Over the years, this occasion has become a sort of homecoming for the Kashmiri Pandits both within and outside the Union Territory who come here from across the country to pay their respects to the Mother and meet their loved ones. Many local Muslims from the Tulmul area open up stalls nearby to supply the visitors with essential commodities. They welcome the Kashmiri Pandits, socialize with them and provide them with goods and services at a time deemed most sacred for them in the year. Thus, the Kheer Bhawani Mela becomes a space for Hindu-Muslim cooperation and brotherhood.

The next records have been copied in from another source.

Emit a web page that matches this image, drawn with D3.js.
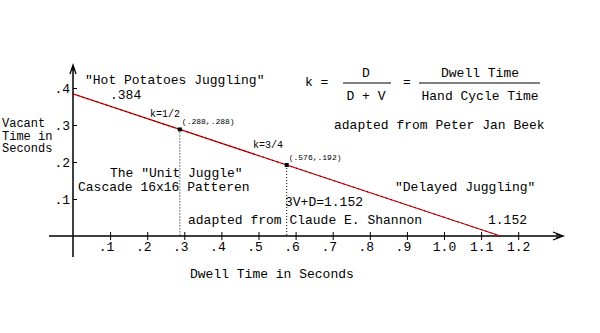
<!DOCTYPE html>
<html>
<head>
<meta charset="utf-8">
<script src="https://cdn.jsdelivr.net/npm/d3@7"></script>
<style>
  body { margin: 0; background: #fff; }
  text { font-family: "Liberation Mono", "Courier New", monospace; fill: #000; }
</style>
</head>
<body>
<div id="chart"></div>
<script>
// Data
const xTickValues = [0.1, 0.2, 0.3, 0.4, 0.5, 0.6, 0.7, 0.8, 0.9, 1.0, 1.1, 1.2];
const xTickLabels = [".1", ".2", ".3", ".4", ".5", ".6", ".7", ".8", ".9", "1.0", "1.1", "1.2"];
const yTickValues = [0.1, 0.2, 0.3, 0.4];
const yTickLabels = [".1", ".2", ".3", ".4"];
const yTitleLines = ["Vacant", "Time in", "Seconds"];

// tradeoff line: dwell time vs vacant time (3V + D = 1.152)
const lineDwell = [0, 1.152];
const lineVacant = [0.384, 0];

// marked points
const pointDwell = [0.288, 0.576];
const pointVacant = [0.288, 0.192];
const pointLabels = ["(.288,.288)", "(.576,.192)"];
const kLabels = ["k=1/2", "k=3/4"];

const width = 600, height = 333;
const svg = d3.select("#chart").append("svg")
  .attr("width", width)
  .attr("height", height)
  .style("display", "block");

const x = d3.scaleLinear().domain([0, 1.2]).range([73, 518.2]);
const y = d3.scaleLinear().domain([0, 0.4]).range([236, 88]);

// Axis lines with arrows
svg.append("line")
  .attr("x1", 49).attr("x2", 563)
  .attr("y1", y(0)).attr("y2", y(0))
  .attr("stroke", "#000").attr("stroke-width", 1.5);
svg.append("path")
  .attr("d", `M553,232 L563,236 L553,240 M556,234 L563,236 L556,238`)
  .attr("stroke", "#000").attr("fill", "none").attr("stroke-width", 1.3);
svg.append("line")
  .attr("x1", x(0)).attr("x2", x(0))
  .attr("y1", 66).attr("y2", 257)
  .attr("stroke", "#000").attr("stroke-width", 1.5);
svg.append("path")
  .attr("d", `M70,74 L73,65 L76,74 M72,70 L73,65 L74,70`)
  .attr("stroke", "#000").attr("fill", "none").attr("stroke-width", 1.3);

// X axis ticks
const xAxis = svg.append("g")
  .attr("transform", `translate(0,${y(0)})`)
  .call(d3.axisBottom(x)
    .tickValues(xTickValues)
    .tickFormat((d, i) => xTickLabels[i])
    .tickSize(4));
xAxis.select(".domain").remove();
xAxis.selectAll(".tick line").attr("y1", -4).attr("stroke-width", 1);
xAxis.selectAll(".tick text")
  .attr("y", 15).attr("dy", 0)
  .attr("dx", (d, i) => xTickLabels[i].length < 3 ? -4 : 0)
  .style("font-family", "Liberation Mono, monospace")
  .style("font-size", "13px");

// Y axis ticks (marks to the right of the axis)
const yAxis = svg.append("g")
  .attr("transform", `translate(${x(0)},0)`)
  .call(d3.axisLeft(y)
    .tickValues(yTickValues)
    .tickFormat((d, i) => yTickLabels[i])
    .tickSizeInner(-4)
    .tickSizeOuter(0)
    .tickPadding(4));
yAxis.select(".domain").remove();
yAxis.selectAll(".tick line").attr("stroke-width", 1);
yAxis.selectAll(".tick text")
  .attr("x", -3)
  .style("font-family", "Liberation Mono, monospace")
  .style("font-size", "13px");

// Dotted drop lines from points to the axis
pointDwell.forEach((d, i) => {
  svg.append("line")
    .attr("x1", x(d)).attr("x2", x(d))
    .attr("y1", y(pointVacant[i])).attr("y2", y(0))
    .attr("stroke", "#000")
    .attr("stroke-width", 1)
    .attr("stroke-dasharray", "1,2");
});

// Main line (red with dark flecks)
const lineData = lineDwell.map((d, i) => [d, lineVacant[i]]);
const line = d3.line().x(d => x(d[0])).y(d => y(d[1]));
svg.append("path")
  .attr("d", line(lineData))
  .attr("stroke", "#d00000")
  .attr("fill", "none")
  .attr("stroke-width", 1.2);
svg.append("path")
  .attr("d", line(lineData))
  .attr("stroke", "#000")
  .attr("fill", "none")
  .attr("stroke-width", 1)
  .attr("stroke-dasharray", "1,4");

// Points
pointDwell.forEach((d, i) => {
  svg.append("rect")
    .attr("x", x(d) - 2).attr("y", y(pointVacant[i]) - 2)
    .attr("width", 4).attr("height", 4)
    .attr("fill", "#000");
});

// Point coordinate labels and k labels
svg.selectAll(".plabel")
  .data(pointLabels)
  .join("text")
  .attr("x", (d, i) => x(pointDwell[i]) + 2)
  .attr("y", (d, i) => y(pointVacant[i]) - 5)
  .style("font-size", "8px")
  .text(d => d);
const kPos = [[150, 117], [253, 148]];
svg.selectAll(".klabel")
  .data(kLabels)
  .join("text")
  .attr("x", (d, i) => kPos[i][0])
  .attr("y", (d, i) => kPos[i][1])
  .style("font-size", "10px")
  .text(d => d);

// Y title, three tight lines
svg.append("text")
  .attr("x", 2).attr("y", 127)
  .style("font-size", "12px")
  .selectAll("tspan")
  .data(yTitleLines)
  .join("tspan")
  .attr("x", 2)
  .attr("dy", (d, i) => i === 0 ? 0 : 12.5)
  .text(d => d);

// Text annotations
function label(txt, tx, ty, anchor = "start") {
  svg.append("text")
    .attr("x", tx).attr("y", ty)
    .attr("text-anchor", anchor)
    .style("font-size", "13px")
    .style("white-space", "pre")
    .text(txt);
}

label("\"Hot Potatoes Juggling\"", 85, 84);
label(".384", 110, 99);
label("The \"Unit Juggle\"", 110, 177);
label("Cascade 16x16 Patteren", 78, 191);
label("3V+D=1.152", 285, 206);
label("adapted from Claude E. Shannon", 188, 224);
label("\"Delayed Juggling\"", 395, 191);
label("1.152", 488, 224);
label("Dwell Time in Seconds", 190, 278);

// Formula
label("k =", 305, 86);
label("D", 366, 77, "middle");
label("D + V", 366, 100, "middle");
label("=", 407, 86, "middle");
label("Dwell Time", 480, 77, "middle");
label("Hand Cycle Time", 480, 100, "middle");
label("adapted from Peter Jan Beek", 334, 129);
svg.append("line").attr("x1", 343).attr("x2", 391).attr("y1", 83).attr("y2", 83)
  .attr("stroke", "#000").attr("stroke-width", 1);
svg.append("line").attr("x1", 419).attr("x2", 540).attr("y1", 83).attr("y2", 83)
  .attr("stroke", "#000").attr("stroke-width", 1);
</script>
</body>
</html>
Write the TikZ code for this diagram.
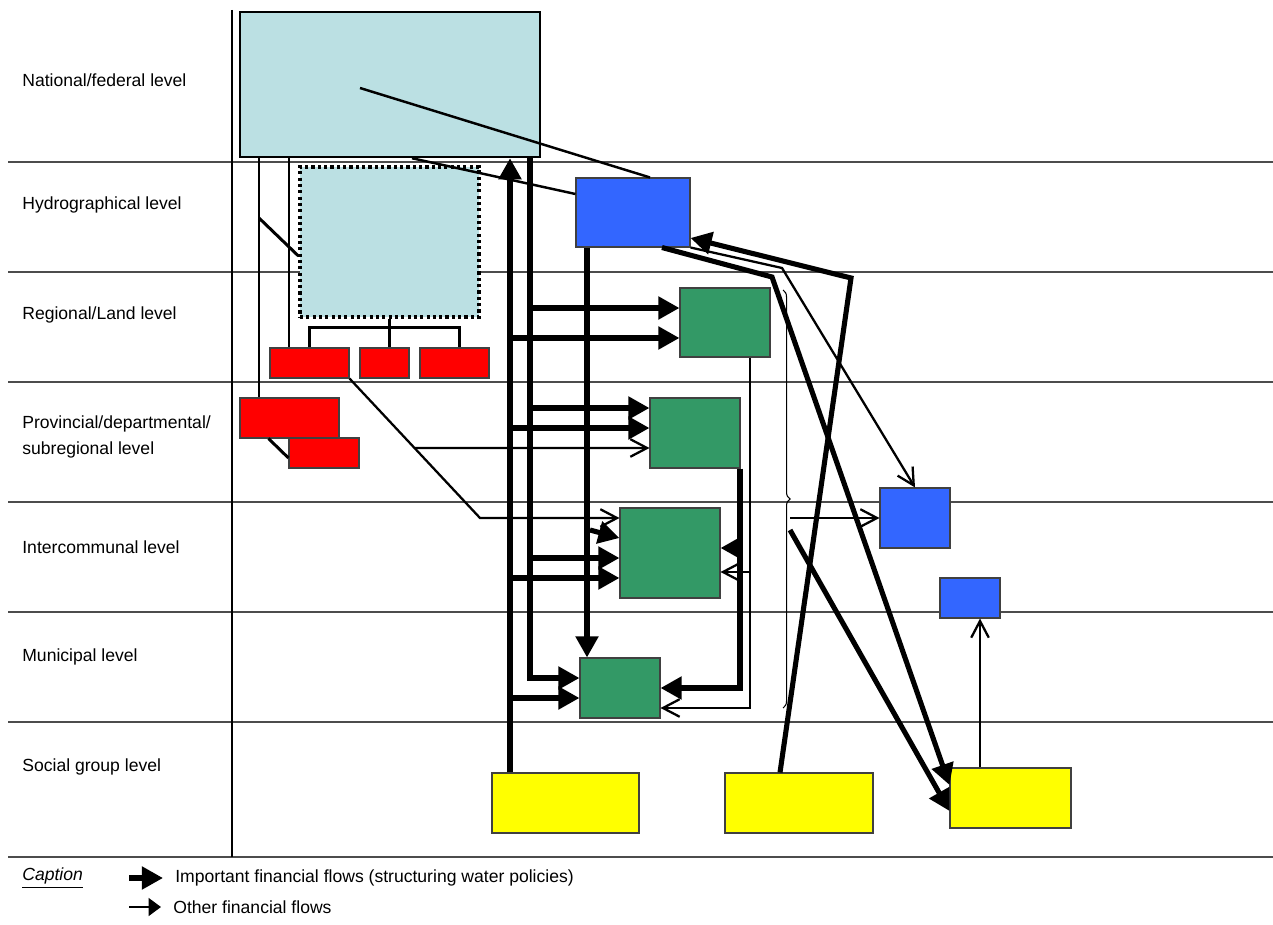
\documentclass[tikz,border=0pt]{standalone}
\usepackage{fontspec}
\setmainfont{Liberation Sans}
\usetikzlibrary{arrows.meta,fit,decorations.pathreplacing}

\definecolor{natfill}{RGB}{187,224,227}
\definecolor{agblue}{RGB}{51,102,255}
\definecolor{grn}{RGB}{51,153,102}
\definecolor{rd}{RGB}{255,0,0}
\definecolor{yl}{RGB}{255,255,0}

\tikzset{
	natbox/.style={draw,fill=natfill,line width=1.4pt,inner sep=0pt},
	flatbox/.style={draw=black!75,line width=0.6pt,inner sep=0pt},
	redbox/.style={flatbox,fill=rd},
	grnbox/.style={flatbox,fill=grn},
	bluebox/.style={flatbox,fill=agblue},
	yelbox/.style={flatbox,fill=yl},
	lvltext/.style={anchor=west,align=left,inner sep=0pt,font=\fontsize{10pt}{15.3pt}\selectfont},
	gridline/.style={black!70,line width=0.8pt},
	link/.style={line width=1.7pt},
	smallflow/.style={line width=1.3pt,-{Straight Barb[length=9.5pt,width=10pt]}},
	bigflow/.style={line width=2.9pt,-{Triangle[length=12pt,width=12.5pt]}}
}

\begin{document}
\begin{tikzpicture}[x=0.02cm,y=-0.02cm]
	\useasboundingbox (0,0) rectangle (1273,925);
	
	\foreach \y in {162,272,382,502,612,722,857}
		\draw[gridline] (8,\y) -- (1273,\y);
	\draw[line width=1.1pt] (232,10) -- (232,857);
	
	\node[lvltext] (lvnat) at (22,80) {National/federal level};
	\node[lvltext] (lvhyd) at (22,205) {Hydrographical level};
	\node[lvltext] (lvreg) at (22,315) {Regional/Land level};
	\node[lvltext] (lvprov) at (22,437) {Provincial/departmental/\\subregional level};
	\node[lvltext] (lvint) at (22,547) {Intercommunal level};
	\node[lvltext] (lvmun) at (22,657) {Municipal level};
	\node[lvltext] (lvsoc) at (22,767) {Social group level};
	
	% boxes
	\node[natbox,fit={(240,12)(540,157)}] (nat) {};
	\node[natbox,line width=1.8pt,dash pattern=on 1.8pt off 1.8pt,fit={(300,167)(479,317)}] (basin) {};
	\node[bluebox,fit={(576,178)(690,247)}] (agency) {};
	\node[redbox,fit={(270,348)(349,378)}] (reg1) {};
	\node[redbox,fit={(360,348)(409,378)}] (reg2) {};
	\node[redbox,fit={(420,348)(489,378)}] (reg3) {};
	\node[redbox,fit={(240,398)(339,438)}] (prov1) {};
	\node[redbox,fit={(289,438)(359,468)}] (prov2) {};
	\node[grnbox,fit={(680,288)(770,357)}] (grnreg) {};
	\node[grnbox,fit={(650,398)(740,468)}] (grnprov) {};
	\node[grnbox,fit={(620,508)(720,598)}] (grnint) {};
	\node[grnbox,fit={(580,658)(660,718)}] (grnmun) {};
	\node[bluebox,fit={(880,488)(950,548)}] (subb) {};
	\node[bluebox,fit={(940,578)(1000,618)}] (subc) {};
	\node[yelbox,fit={(492,773)(639,833)}] (soc1) {};
	\node[yelbox,fit={(725,773)(873,833)}] (soc2) {};
	\node[yelbox,fit={(950,768)(1071,828)}] (soc3) {};
	
	\coordinate (tA) at (510,0);
	\coordinate (tB) at (530,0);
	\coordinate (tC) at (587,0);
	\coordinate (tD) at (740,0);
	\coordinate (tE) at (750,0);
	\coordinate (lA) at (259,0);
	\coordinate (lB) at (289,0);
	
	% national tree
	\draw[link] (nat.south -| lA) -- (prov1.north -| lA);
	\draw[link] (nat.south -| lB) -- (reg1.north -| lB);
	\coordinate (jA) at (259,218);
	\draw[link] (jA) -- ([yshift=-0.28cm]basin.west);
	\draw[link] (basin.south) -- (basin.south |- reg2.north);
	\draw[link] (reg1.north) -- ++(0,-20) -| ([xshift=0.1cm]reg3.north);
	\draw[link] ([xshift=0.58cm]prov1.south west) -- ([yshift=-0.1cm]prov2.west);
	\coordinate (nj) at (360,88);
	\draw[line width=1.4pt] (nj) -- ([xshift=0.34cm]agency.north);
	\draw[line width=1.4pt] ([xshift=0.44cm]nat.south) -- ([yshift=0.37cm]agency.west);
	
	\coordinate (rk) at (480,518);
	\coordinate (rj) at (415,448);
	\draw[smallflow] (reg1.south east) -- (rk) -- ([yshift=0.7cm]grnint.west);
	\draw[smallflow] (rj) -- ([yshift=-0.3cm]grnprov.west);
	
	% trunks
	\draw[bigflow,line width=3.6pt] (soc1.north -| tA) -- (nat.south -| tA);
	\draw[bigflow] (nat.south -| tB) |- ([yshift=0.2cm]grnmun.west);
	\foreach \n/\s in {grnreg/0.29,grnprov/0.5,grnint/-0.1}
		\draw[bigflow] ([yshift=\s cm]\n.west -| tB) -- ([yshift=\s cm]\n.west);
	\foreach \n/\s in {grnreg/-0.31,grnprov/0.1,grnint/-0.5,grnmun/-0.2}
		\draw[bigflow] ([yshift=\s cm]\n.west -| tA) -- ([yshift=\s cm]\n.west);
	
	\draw[bigflow] (agency.south -| tC) -- (grnmun.north -| tC);
	\coordinate (cb) at (590,530);
	\draw[bigflow] (cb) -- ([yshift=0.3cm]grnint.west);
	
	\draw[bigflow] (grnprov.south -| tD) |- (grnmun.east);
	\draw[bigflow] ([yshift=0.1cm]grnint.east -| tD) -- ([yshift=0.1cm]grnint.east);
	\draw[smallflow] (grnreg.south -| tE) |- ([yshift=-0.4cm]grnmun.east);
	\draw[smallflow] ([yshift=-0.38cm]grnint.east -| tE) -- ([yshift=-0.38cm]grnint.east);
	
	% right side
	\coordinate (bA) at (772,277);
	\coordinate (bB) at (851,278);
	\coordinate (bC) at (782,268);
	\draw[bigflow] ([xshift=0.58cm]agency.south) -- (bA) -- ([yshift=0.26cm]soc3.west);
	\draw[bigflow] ([xshift=-0.38cm]soc2.north) -- (bB) -- ([yshift=-0.51cm]agency.east);
	\draw[smallflow] (agency.south east) -- (bC) -- (subb.north);
	
	\coordinate (brtop) at (783,290);
	\coordinate (brbot) at (783,708);
	\draw[line width=0.6pt,decorate,decoration={brace,amplitude=4pt}] (brtop) -- (brbot);
	\coordinate (brx) at (790,0);
	\draw[smallflow] (subb.west -| brx) -- (subb.west);
	\coordinate (bs) at (790,530);
	\draw[bigflow] (bs) -- ([yshift=-0.26cm]soc3.west);
	\draw[smallflow] ([xshift=0.2cm]subc.south |- soc3.north) -- ([xshift=0.2cm]subc.south);
	
	% caption
	\node[lvltext] (cap) at (22,878) {\textit{\underline{Caption}}};
	\node[lvltext] (imp) at (175,878) {Important financial flows (structuring water policies)};
	\node[lvltext] (oth) at (173,907) {Other financial flows};
	\draw[bigflow] ([xshift=-0.92cm]imp.west) -- ([xshift=-0.24cm]imp.west);
	\draw[line width=1.3pt,-{Triangle[length=7pt,width=10pt]}] ([xshift=-0.88cm]oth.west) -- ([xshift=-0.24cm]oth.west);
\end{tikzpicture}
\end{document}
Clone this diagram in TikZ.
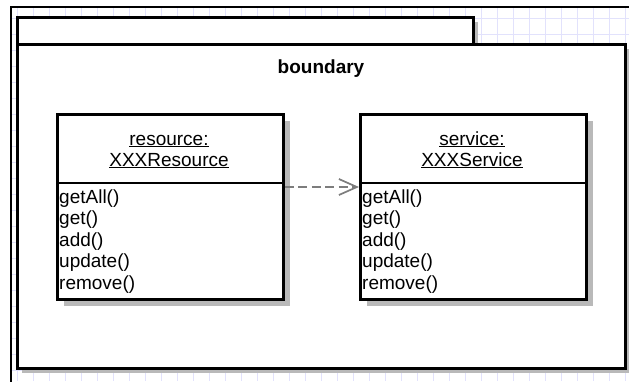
\documentclass[tikz,border=0pt]{standalone}
\usepackage{fontspec}
\setmainfont{Liberation Sans}
\usetikzlibrary{arrows.meta,shadows}
\definecolor{gridc}{RGB}{226,226,252}
\definecolor{shadowc}{RGB}{185,185,185}
\definecolor{depc}{RGB}{125,125,125}
\begin{document}
\begin{tikzpicture}[x=1pt,y=-1pt,
  font=\fontsize{19pt}{21.5pt}\selectfont,
  gridline/.style={gridc, line width=0.7pt},
  frameline/.style={black, line width=2.4pt},
  pkgbox/.style={draw=black, line width=2.8pt, fill=white, inner sep=0pt, anchor=north west,
    drop shadow={shadow xshift=5pt, shadow yshift=-5pt, fill=shadowc, opacity=1}},
  classbox/.style={draw=black, line width=2.8pt, fill=white, inner sep=0pt, anchor=north west,
    minimum width=226pt, minimum height=185pt,
    drop shadow={shadow xshift=7pt, shadow yshift=-7pt, fill=shadowc, opacity=1}},
  boxline/.style={black, line width=2.8pt},
  hdr/.style={anchor=base, inner sep=0pt},
  method/.style={anchor=base west, inner sep=0pt},
  dep/.style={depc, line width=2pt, dash pattern=on 9pt off 4.5pt,
    -{Straight Barb[length=18pt, width=16pt, line width=1.7pt]}}
]
\useasboundingbox (0,0) rectangle (629,381);
\fill[white] (0,0) rectangle (629,381);
% background grid
\begin{scope}
  \clip (11,7) rectangle (629,381);
  \foreach \gx in {17,33,...,625} \draw[gridline] (\gx,7) -- (\gx,381);
  \foreach \gy in {18,34,...,378} \draw[gridline] (11,\gy) -- (629,\gy);
\end{scope}
% window frame
\draw[frameline] (11,382) -- (11,7) -- (630,7);
% package
\node[pkgbox, minimum width=456pt, minimum height=27pt] (tab) at (16,16) {};
\node[pkgbox, minimum width=608pt, minimum height=324pt] (pkg) at (16,43) {};
\node[font=\fontsize{19pt}{21.5pt}\selectfont\bfseries, anchor=base, inner sep=0pt] (blabel) at (321,73) {boundary};
% class boxes
\node[classbox] (res) at (56,113) {};
\node[classbox] (svc) at (359,113) {};
\coordinate (resdiv) at (56,183);
\coordinate (svcdiv) at (359,183);
\draw[boxline] (resdiv) -- (resdiv -| res.east);
\draw[boxline] (svcdiv) -- (svcdiv -| svc.east);
% headers
\node[hdr] (resname) at (169,145) {\underline{resource:}};
\node[hdr] (restype) at (169,166) {\underline{XXXResource}};
\node[hdr] (svcname) at (472,145) {\underline{service:}};
\node[hdr] (svctype) at (472,166) {\underline{XXXService}};
% methods
\node[method] (r1) at (59,203) {getAll()};
\node[method] (r2) at (59,224.5) {get()};
\node[method] (r3) at (59,246) {add()};
\node[method] (r4) at (59,267.5) {update()};
\node[method] (r5) at (59,289) {remove()};
\node[method] (s1) at (362,203) {getAll()};
\node[method] (s2) at (362,224.5) {get()};
\node[method] (s3) at (362,246) {add()};
\node[method] (s4) at (362,267.5) {update()};
\node[method] (s5) at (362,289) {remove()};
% dependency
\coordinate (arrowy) at (0,187);
\draw[dep] (res.east |- arrowy) -- (svc.west |- arrowy);
\end{tikzpicture}
\end{document}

The picturesque temple of Kheer Bhawani shines over a sacred spring and in the hearts and minds of all Kashmiris. Rich with history and even richer with legends, the temple is a symbol of the spiritual journey of the Kashmiri Pandit community that continues to this day. There are a number of temples dedicated to Rajni Devi across Jammu and Kashmir and even outside the UT, but the one at Tulmul spellbinds the visitor all year through its peace and tranquility and fills them with shared sacred love and devotion during the annual festival. Glowing like a pearl on a shell, the temple represents home for Kashmiri Pandits scattered across the Union Territory and beyond. This home, or at least the area surrounding it, is dominated by Kashmiri Muslims who await the devotees to welcome them, mingle with them and assist them in enjoying their stay during their most sacred days of the year. The Kheer Bhawani temple, therefore, emerges as not only the sacred abode for the Kashmiri Pandits, but a safe social space and symbol for amity and brotherhood among Kashmiri Muslims, Sikhs, Dogras and Pashtuns.